Sarah Sandlow, News Editor

As she glanced through her Instagram feed, junior Erin Rosenfeld would often see unprompted, hateful comments on the “GBN Students Against Gun Violence” account, an account that is not affiliated with District #225. She saw many comments that did not relate to gun violence, including one that read, “Gay people are not real people.”

“I replied to [that comment] and I was like, ‘[Guess I’m not a real person then],’” Rosenfeld said.

Although Rosenfeld’s experience was not a hate crime, according to a press release posted on the Illinois Attorney General website, the Illinois law defining and prosecuting hate crimes was updated to include attacks through technology, protecting against similar but more severe situations than Rosenfeld’s. Cyberstalking, or using electronic communication to harass someone, was included in the update. Along with the transmission of obscene messages, both internet offenses can now be charged and prosecuted as hate crimes. The update went into effect on Jan. 1, 2018 and was updated because of an increase in attacks using technology.

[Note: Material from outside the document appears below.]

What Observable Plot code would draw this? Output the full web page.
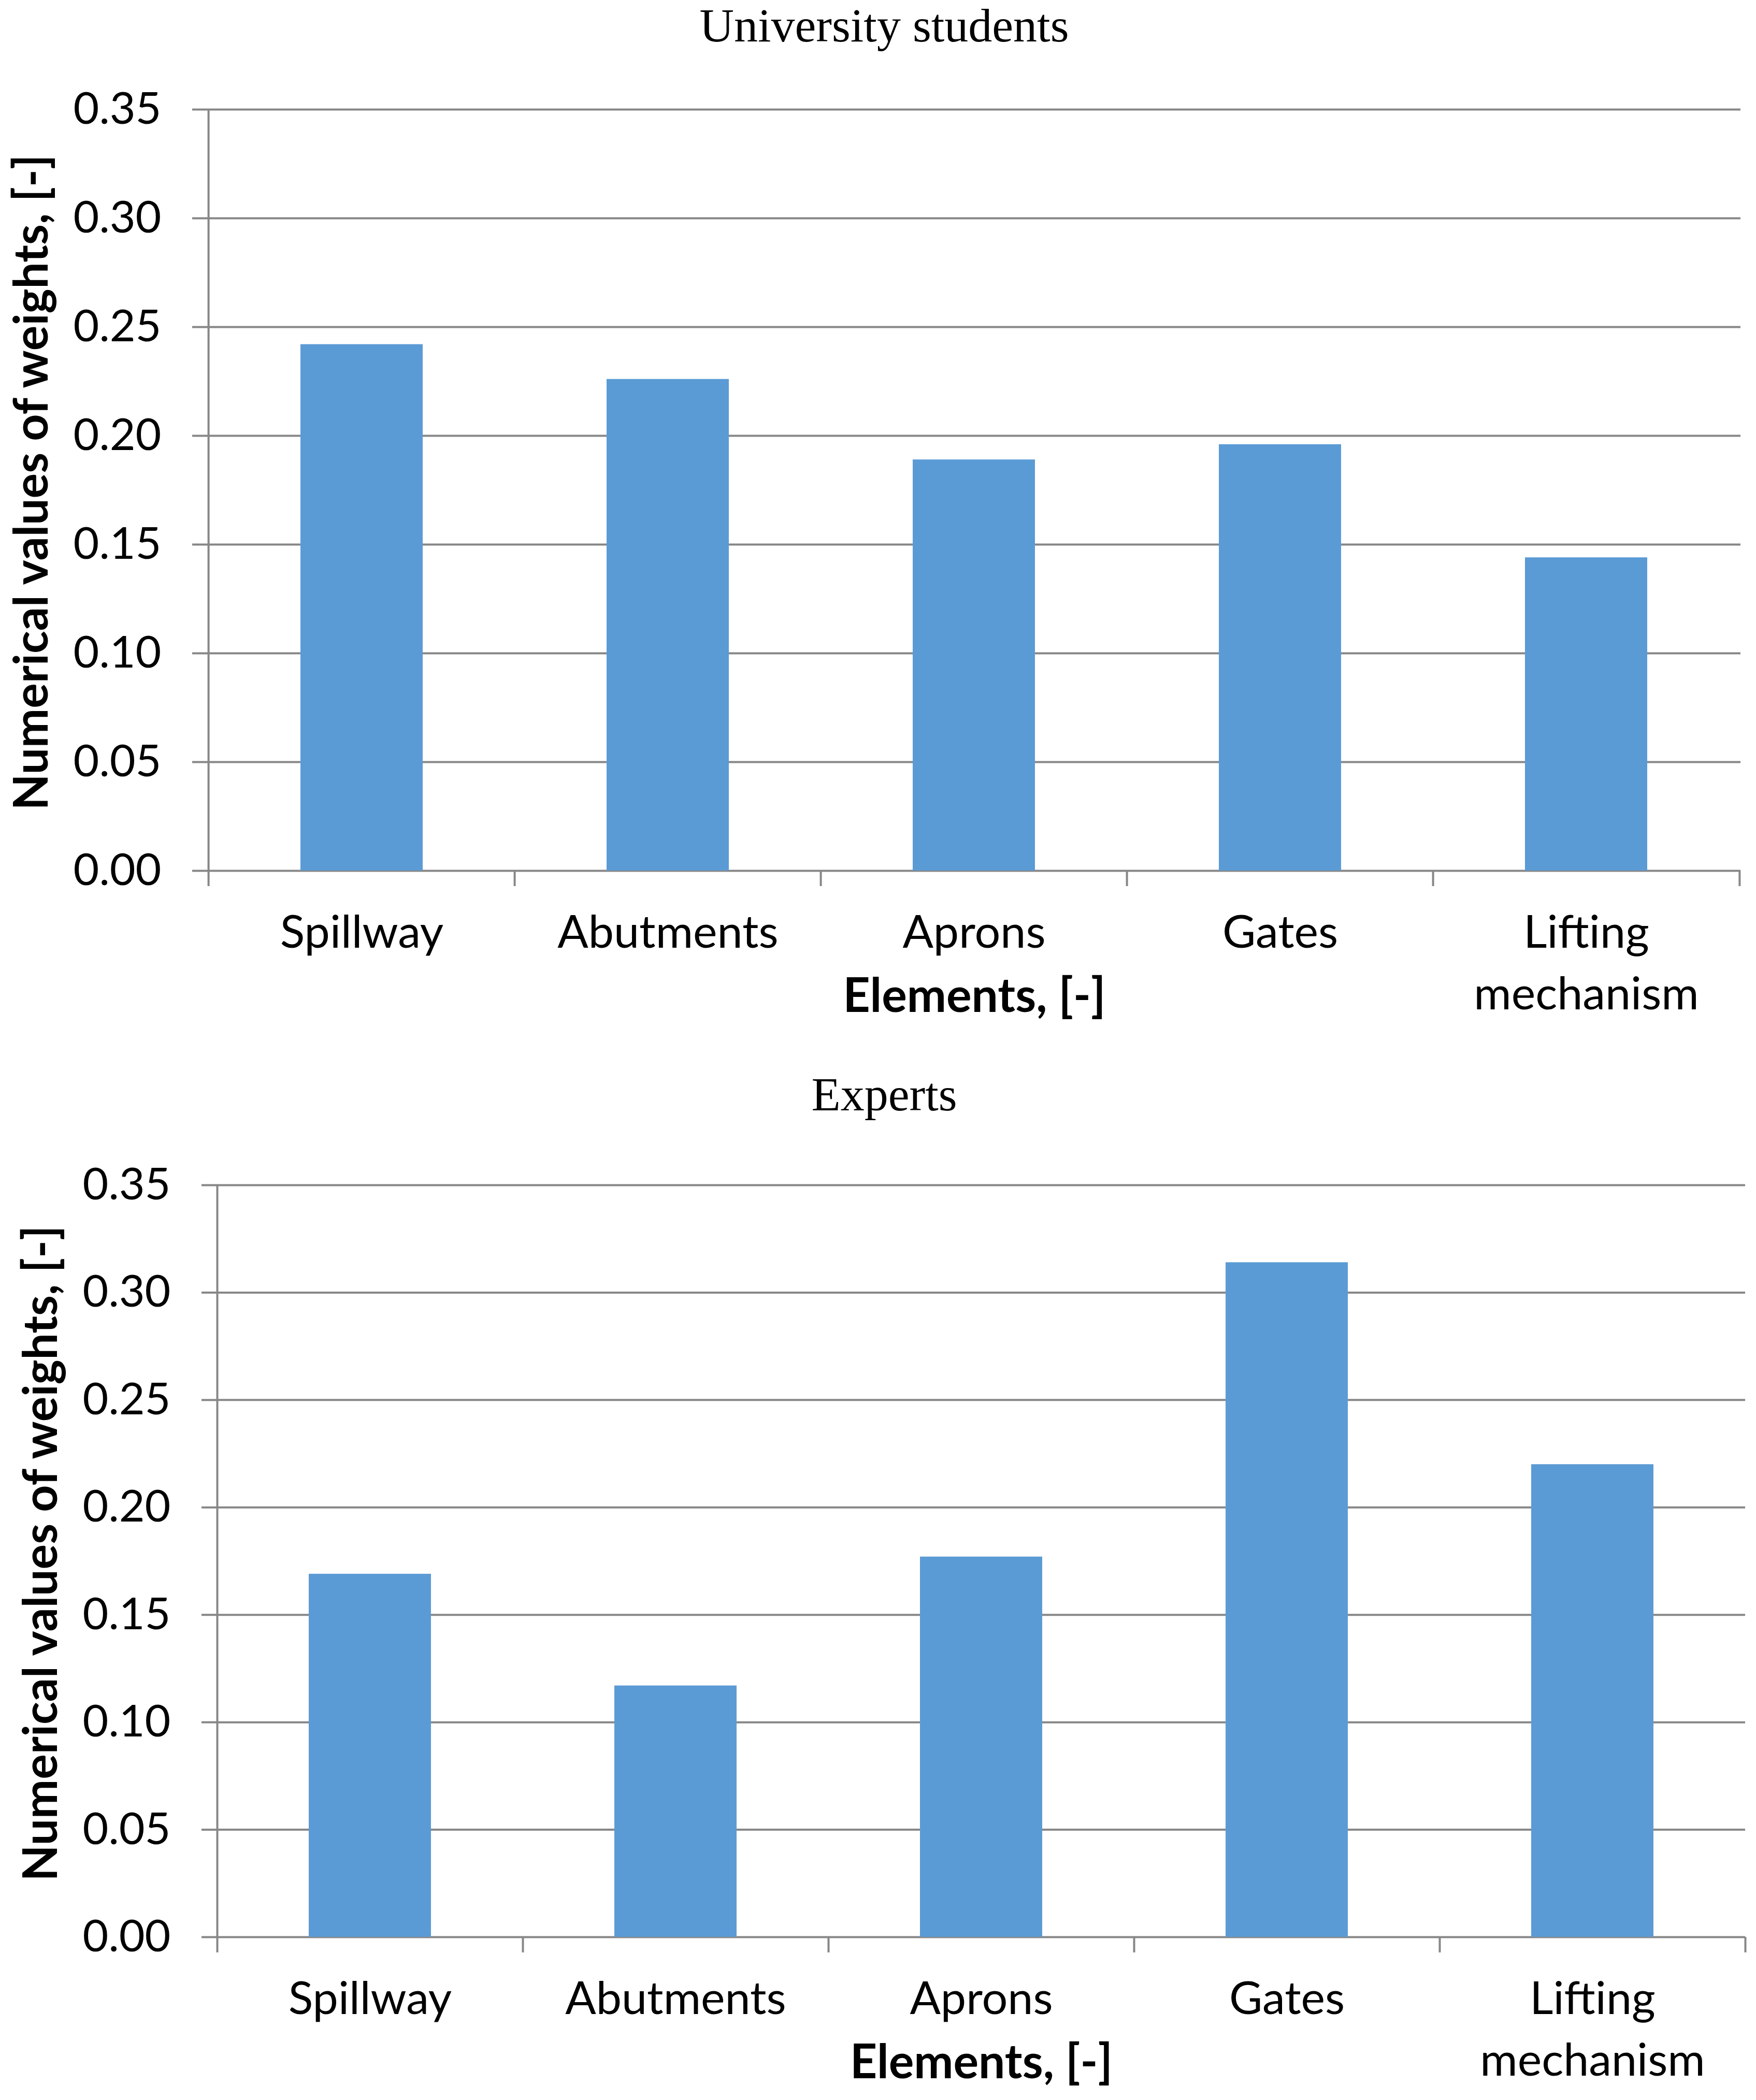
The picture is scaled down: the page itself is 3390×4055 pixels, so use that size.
<!DOCTYPE html>
<html>
<head>
<meta charset="utf-8">
<script src="https://cdn.jsdelivr.net/npm/d3@7"></script>
<script src="https://cdn.jsdelivr.net/npm/@observablehq/plot@0.6"></script>
<style>
  html, body { margin: 0; padding: 0; background: #fff; }
  #page { position: relative; width: 3390px; height: 4055px; }
  .chart { position: absolute; left: 0; }
  .title { position: absolute; left: 12px; width: 3390px; text-align: center;
           font-family: "Liberation Serif", serif; font-size: 92px; line-height: normal; color: #000; }
</style>
</head>
<body>
<div id="page"></div>
<script>
// ---- data ----
const categories = ["Spillway", "Abutments", "Aprons", "Gates", "Lifting mechanism"];
const tickLabels = ["Spillway", "Abutments", "Aprons", "Gates", "Lifting\nmechanism"];
const studentWeights = [0.242, 0.226, 0.189, 0.196, 0.144];
const expertWeights = [0.169, 0.117, 0.177, 0.314, 0.220];
const yTicks = [0, 0.05, 0.10, 0.15, 0.20, 0.25, 0.30, 0.35];
const titles = ["University students", "Experts"];
const xLabel = "Elements, [-]";
const yLabel = "Numerical values of weights, [-]";

const GRID = "#878787";
const BAR = "#5B9BD5";

function chart(values, {top, height, marginLeft, marginRight, marginTop, yLabelX}) {
  const width = 3390;
  const data = categories.map((c, i) => ({category: c, value: values[i]}));
  const step = (width - marginLeft - marginRight) / categories.length;
  const labelOf = new Map(categories.map((c, i) => [c, tickLabels[i]]));
  const svg = Plot.plot({
    width, height, marginLeft, marginRight, marginTop, marginBottom: 310,
    style: {fontFamily: "Lato, sans-serif", background: "#fff", color: "#000", overflow: "visible"},
    x: {type: "band", domain: categories, paddingInner: 0.6, paddingOuter: 0.3, label: null},
    y: {domain: [0, 0.35], label: null},
    marks: [
      Plot.gridY(yTicks, {stroke: GRID, strokeOpacity: 1, strokeWidth: 4}),
      Plot.barY(data, {x: "category", y: "value", fill: BAR}),
      // vertical axis line
      Plot.ruleX([categories[0]], {x: d => d, y1: 0, y2: 0.35, dx: -step / 2, stroke: GRID, strokeWidth: 4}),
      // category boundary ticks below the axis
      Plot.ruleX(categories, {x: d => d, y1: 0, y2: 0, dx: -step / 2, insetBottom: -30, stroke: GRID, strokeWidth: 4}),
      Plot.ruleX([categories[categories.length - 1]], {x: d => d, y1: 0, y2: 0, dx: step / 2, insetBottom: -30, stroke: GRID, strokeWidth: 4}),
      Plot.axisY({ticks: yTicks, tickFormat: d3.format(".2f"), tickSize: 30, tickPadding: 60,
                  fontSize: 86, stroke: GRID, strokeWidth: 4, strokeOpacity: 1, fill: "#000", label: null}),
      Plot.axisX({tickSize: 0, tickPadding: 64, fontSize: 88, lineHeight: 1.35, fill: "#000",
                  tickFormat: d => labelOf.get(d), label: null}),
      Plot.text([xLabel], {text: d => d, frameAnchor: "bottom", dy: 272, lineAnchor: "bottom",
                           fontSize: 91, fontWeight: "bold", fill: "#000"}),
      Plot.text([yLabel], {text: d => d, frameAnchor: "left", dx: -(marginLeft - yLabelX), dy: -15, rotate: -90,
                           textAnchor: "middle", lineAnchor: "middle", fontSize: 91, fontWeight: "bold", fill: "#000"})
    ]
  });
  svg.classList.add("chart");
  svg.style.top = top + "px";
  return svg;
}

const page = document.getElementById("page");
page.appendChild(chart(studentWeights, {top: 0, height: 1991, marginLeft: 401, marginRight: 30, marginTop: 211, yLabelX: 62}));
page.appendChild(chart(expertWeights, {top: 2000, height: 2050, marginLeft: 419, marginRight: 21, marginTop: 288, yLabelX: 80}));

[[titles[0], -4], [titles[1], 2060]].forEach(([t, y]) => {
  const d = document.createElement("div");
  d.className = "title";
  d.style.top = y + "px";
  d.textContent = t;
  page.appendChild(d);
});
</script>
</body>
</html>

A hate crime is defined as a criminal offense, such as assault or battery, motivated by a “real or perceived bias” against a person or a group of people, said Lonnie Nasatir, regional director for the upper Midwest region of the Anti-Defamation League, also known as the ADL, in a phone interview.

“[If] I punch someone because of a monetary dispute or because someone cut me off in my car, [it] would be a simple battery,” said Nasatir. “But, if I punch somebody because they are Jewish, gay, black, female, you name it, then it would be [battery] with a hate crime charge, [and] that battery can go from a misdemeanor to a potential felony.”

Rosenfeld said she has not witnessed or experienced hate crimes in person or on social media, but she was involved in a dispute on someone’s Instagram post over women’s rights that left her feeling shocked and upset. People made comments like, “What rights do men have that women don’t?” and, “Women choose to get paid less.”

“I was surprised because I had never really come into contact with people who didn’t believe that there are differences in rights between men and women, especially because this person was a girl herself,” Rosenfeld said.

Jeanette Jordan, associate dean of students, said the Deans’ Office does not get reports of hate crimes often, but instead is notified of disagreements between students, unrelated to their beliefs. The deans follow the bullying and harassment policy in the Student-Parent Handbook when dealing with a situation and require evidence such as screenshots or photos of any incident, online or in person. Jordan did not see an immediate effect of the law on the Glenbrook North policy. 

Nasatir said the ADL supports the law because hate crime legislation is a big focus of the organization. He believes there will be more crimes prosecuted because of the additions now covered by the statute.

“There’s no question that this law will be used,” said Nasatir. “Now that social media is so commonplace and … almost everybody has access to social media and a phone, as a result, you now have to adapt to the times, … and I think that was the impetus for this law here in Illinois.”

After hearing about the law, Rosenfeld said she thinks the update protecting against online hate crimes is beneficial.

“I feel like people hide behind screens to feel like they can say whatever they want to say because they’re not in person,” said Rosenfeld. “It’s less confrontational in a way. I feel like for people to know that there [are] consequences for things that you say even though it’s not in person, [that is] a good thing.”